Designed by Mazda’s North American Design team, the MX0 is Mazda’s entrant into this year’s LA Design Challenge. The competition brief was to design a car which weighed under 1000 lbs (454 kilograms) and could safely and comfortably transport up to four people.
Mazda’s long-time commitment to low weight is driven by the belief that effortless cornering and acceleration should be at the heart of every Mazda vehicle. The MX5, Mazda’s lightweight icon, tipped the scales at a little over 1,000 kilograms in its first generation and was seen as the logical starting point for the MX0.
With the MX5 as a benchmark and seeking to create a concept on paper aimed at the global market in 2020, the design team at Mazda North America carried out a systematic process of reduction and consolidation. This resulted in each component in the MX0 being redesigned to carry out the functions of several MX5 components, effectively replacing a multitude of MX5 parts with fewer, simplified ones. Innovative light weight materials have been used extensively to obsessively lower weight.

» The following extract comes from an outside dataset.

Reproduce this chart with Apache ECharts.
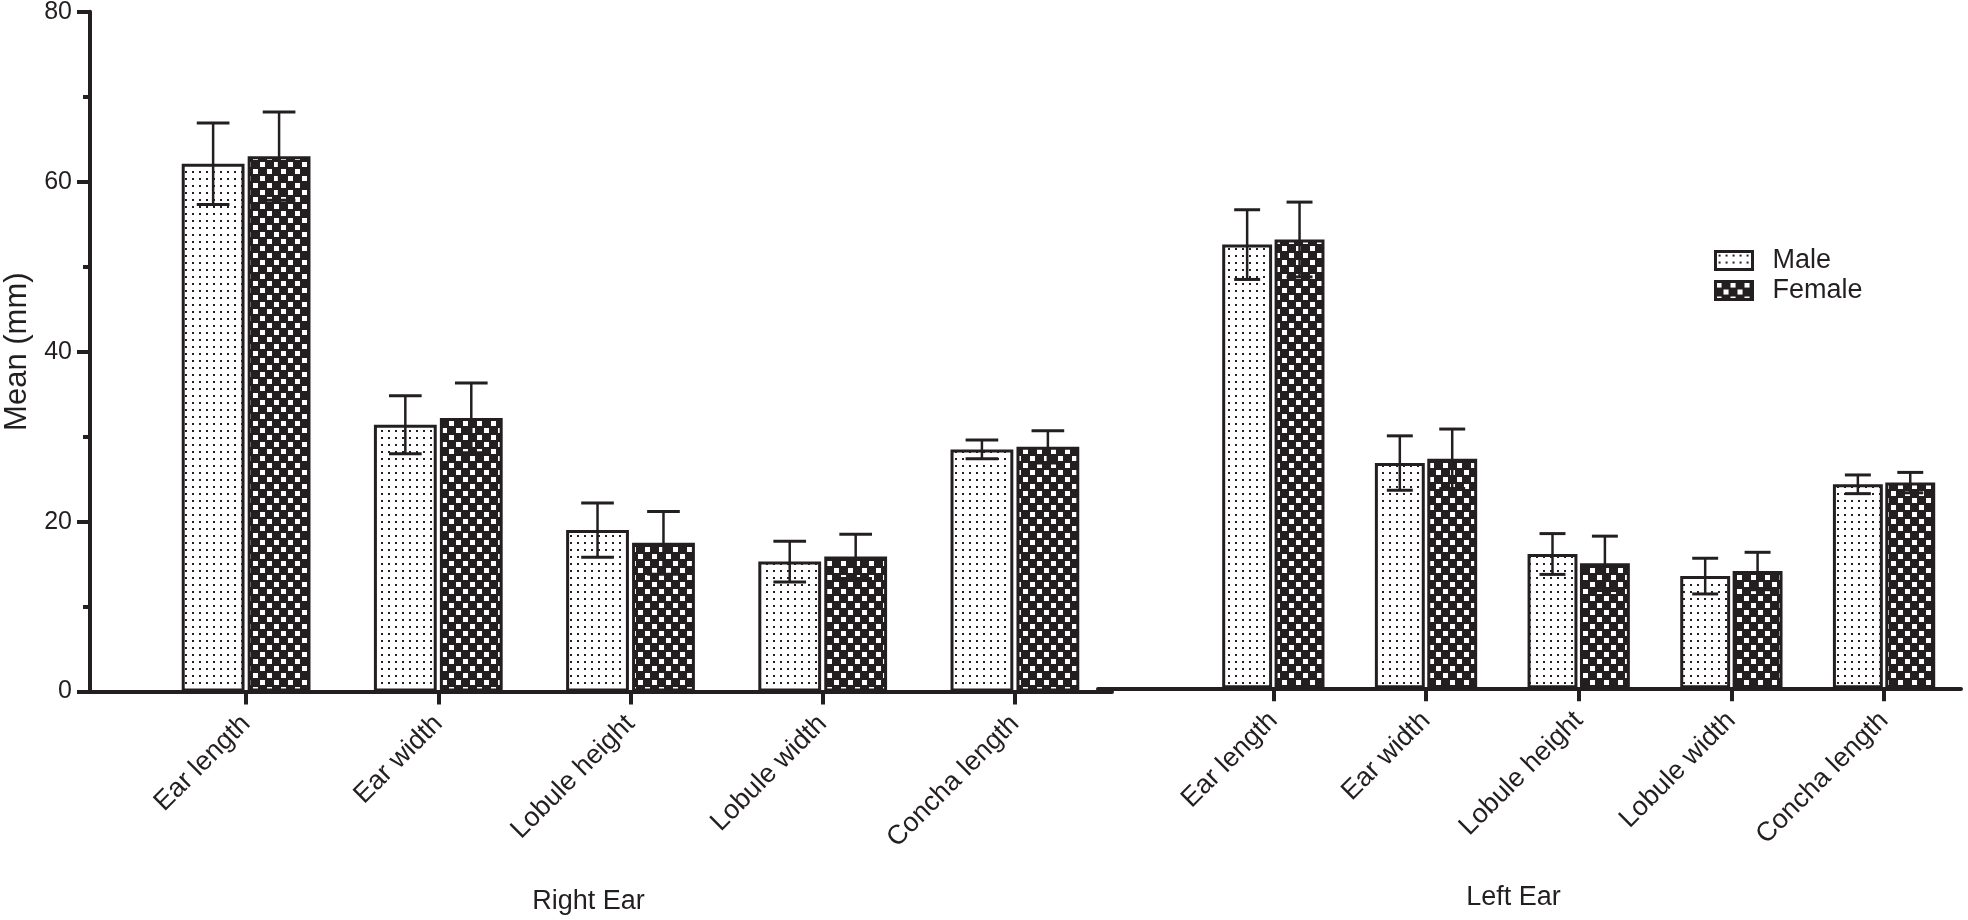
<!DOCTYPE html>
<html>
<head>
<meta charset="utf-8">
<script src="https://cdn.jsdelivr.net/npm/echarts@6/dist/echarts.min.js"></script>
<style>
html,body{margin:0;padding:0;background:#fff;}
#chart{width:1968px;height:920px;}
</style>
</head>
<body>
<div id="chart"></div>
<script>
// ---- data ----
const categories = ['Ear length', 'Ear width', 'Lobule height', 'Lobule width', 'Concha length'];
const rightMaleMean   = [62.1, 31.4, 19.0, 15.3, 28.5];
const rightMaleSD     = [4.8, 3.4, 3.2, 2.4, 1.1];
const rightFemaleMean = [63.0, 32.2, 17.5, 15.9, 28.8];
const rightFemaleSD   = [5.2, 4.1, 3.7, 2.6, 1.9];
const leftMaleMean    = [52.2, 26.5, 15.8, 13.2, 24.0];
const leftMaleSD      = [4.1, 3.2, 2.4, 2.1, 1.1];
const leftFemaleMean  = [52.8, 27.0, 14.7, 13.8, 24.2];
const leftFemaleSD    = [4.4, 3.5, 3.2, 2.2, 1.2];
const yTicks = [0, 20, 40, 60, 80];
const groupNames = ['Right Ear', 'Left Ear'];
const seriesNames = ['Male', 'Female'];

// ---- style ----
const INK = '#231f20';
const FONT = '"Liberation Sans", Arial, Helvetica, sans-serif';
const CAT_GAP = 0.33, BAR_GAP = 0.05;

function makeMalePattern() {
  const c = document.createElement('canvas');
  c.width = 7; c.height = 7;
  const g = c.getContext('2d');
  g.fillStyle = '#ffffff'; g.fillRect(0, 0, 7, 7);
  g.fillStyle = INK; g.fillRect(3, 3, 2, 2);
  return { image: c, repeat: 'repeat' };
}
function makeFemalePattern() {
  const c = document.createElement('canvas');
  c.width = 14; c.height = 14;
  const g = c.getContext('2d');
  g.fillStyle = INK; g.fillRect(0, 0, 14, 14);
  g.fillStyle = '#ffffff';
  g.fillRect(1, 1, 5, 5);
  g.fillRect(8, 8, 5, 5);
  return { image: c, repeat: 'repeat' };
}
const malePattern = makeMalePattern();
const femalePattern = makeFemalePattern();

function barSeries(name, data, axisIdx, pattern) {
  return {
    name: name, type: 'bar', xAxisIndex: axisIdx, yAxisIndex: axisIdx,
    data: data, barCategoryGap: (CAT_GAP * 100) + '%', barGap: (BAR_GAP * 100) + '%',
    itemStyle: { color: pattern, borderColor: INK, borderWidth: 3 },
    emphasis: { disabled: true }, z: 2
  };
}
function errSeries(means, sds, axisIdx, sign) {
  return {
    type: 'custom', xAxisIndex: axisIdx, yAxisIndex: axisIdx, z: 5, silent: true,
    data: means.map((m, i) => [i, m, sds[i]]),
    encode: { x: 0, y: 1 },
    renderItem: function (params, api) {
      const i = api.value(0), m = api.value(1), s = api.value(2);
      const band = api.size([1, 0])[0];
      const w = band * (1 - CAT_GAP) / (2 + BAR_GAP);
      const off = sign * w * (1 + BAR_GAP) / 2;
      const top = api.coord([i, m + s]);
      const bot = api.coord([i, m - s]);
      const x = top[0] + off;
      const half = w * 0.26;
      const st = { stroke: INK, lineWidth: 3 };
      return {
        type: 'group', children: [
          { type: 'line', shape: { x1: x, y1: top[1], x2: x, y2: bot[1] }, style: { stroke: INK, lineWidth: 2.5 } },
          { type: 'line', shape: { x1: x - half, y1: top[1], x2: x + half, y2: top[1] }, style: st },
          { type: 'line', shape: { x1: x - half, y1: bot[1], x2: x + half, y2: bot[1] }, style: st }
        ]
      };
    }
  };
}

const frameX = (gi, name, padRight) => ({
  gridIndex: gi, type: 'category', data: [''],
  axisLine: { lineStyle: { color: INK, width: 4 } },
  axisTick: { show: false }, axisLabel: { show: false }, splitLine: { show: false },
  name: name, nameLocation: 'middle', nameGap: 196,
  nameTextStyle: { fontSize: 27, color: INK, fontFamily: FONT, padding: [0, padRight, 0, 0] }
});
const barX = (gi) => ({
  gridIndex: gi, type: 'category', data: categories,
  axisLine: { show: false },
  axisTick: { show: true, alignWithLabel: true, length: 13, lineStyle: { color: INK, width: 4 } },
  axisLabel: { rotate: 45, fontSize: 27, color: INK, fontFamily: FONT, margin: 28, interval: 0 },
  splitLine: { show: false }
});
const hiddenY = (gi) => ({ gridIndex: gi, type: 'value', min: yTicks[0], max: yTicks[yTicks.length - 1], show: false });

const option = {
  backgroundColor: '#ffffff',
  animation: false,
  grid: [
    { left: 90, right: 856, top: 11.7, bottom: 228.4, outerBoundsMode: 'none', containLabel: false },
    { left: 150, right: 857, top: 11.7, bottom: 228.4, outerBoundsMode: 'none', containLabel: false },
    { left: 1098, right: 7, top: 8.3, bottom: 231.7, outerBoundsMode: 'none', containLabel: false },
    { left: 1197, right: 7.6, top: 8.3, bottom: 231.7, outerBoundsMode: 'none', containLabel: false }
  ],
  legend: {
    data: seriesNames, orient: 'vertical', left: 1709, top: 242,
    itemWidth: 37, itemHeight: 18, itemGap: 3, icon: 'rect',
    itemStyle: { borderColor: INK, borderWidth: 3 },
    textStyle: { fontSize: 27, lineHeight: 27, color: INK, fontFamily: FONT, padding: [0, 0, 0, 15] },
    selectedMode: false
  },
  xAxis: [frameX(0, groupNames[0], 25), barX(1), frameX(2, groupNames[1], 32), barX(3)],
  yAxis: [
    {
      gridIndex: 0, type: 'value', min: yTicks[0], max: yTicks[yTicks.length - 1], interval: 20,
      axisLine: { show: true, lineStyle: { color: INK, width: 4 } },
      axisTick: { show: true, length: 13, lineStyle: { color: INK, width: 4 } },
      minorTick: { show: true, splitNumber: 2, length: 7, lineStyle: { color: INK, width: 4 } },
      splitLine: { show: false }, minorSplitLine: { show: false },
      axisLabel: { fontSize: 25, color: INK, fontFamily: FONT, margin: 18 },
      name: 'Mean (mm)', nameLocation: 'middle', nameGap: 57, nameRotate: 90,
      nameTextStyle: { fontSize: 31, color: INK, fontFamily: FONT }
    },
    hiddenY(1), hiddenY(2), hiddenY(3)
  ],
  series: [
    barSeries(seriesNames[0], rightMaleMean, 1, malePattern),
    barSeries(seriesNames[1], rightFemaleMean, 1, femalePattern),
    barSeries(seriesNames[0], leftMaleMean, 3, malePattern),
    barSeries(seriesNames[1], leftFemaleMean, 3, femalePattern),
    errSeries(rightMaleMean, rightMaleSD, 1, -1),
    errSeries(rightFemaleMean, rightFemaleSD, 1, 1),
    errSeries(leftMaleMean, leftMaleSD, 3, -1),
    errSeries(leftFemaleMean, leftFemaleSD, 3, 1)
  ]
};

const chart = echarts.init(document.getElementById('chart'), null, { renderer: 'canvas' });
chart.setOption(option);
</script>
</body>
</html>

Major weight savings have been made by using unique methods and materials in key areas that constitute the greatest mass in today’s cars. A bonded two-piece monocoque structure, similar to a Formula 1 car, is used for the safety cell, subframes, body panels and interior surfaces – essentially one simplified structure. Manufacture of the structure could be automated using composite sandwich technology.
The second major area of weight in any car is the drive-train. With electric propulsion showing great promise for future weight reduction the MX5’s ultra-light mass would be pushed by high-torque electric motors, the high power to weight ratio bringing the MX0 to life. By decreasing the mass of the structure and components of a car, smaller motors and less energy are required to propel the vehicle. As a result, the weight of the drive-train in the MX0 is a scant 180 lbs compared to the MX5’s 630 lbs system.
Heavy components such as glass and suspension elements have been replaced by lighter, stronger ones. For example, sub-components such as coil-over springs and wishbones have been replaced by spring arms, made in a similar fashion to ultra-light snowboards: springy aluminum honeycomb core with a flexible glass-fibre skin. Minimal interior padding is used only where needed, exposing the purposeful monocoque structure.
Safety has been addressed by creating an exterior airbag system that deploys an open-cell crumple zone when it senses an impending crash. Perhaps most importantly, all of the materials in the MX0 could be mass produced at relatively low cost if demand facilitated new tooling and preparation for high volumes.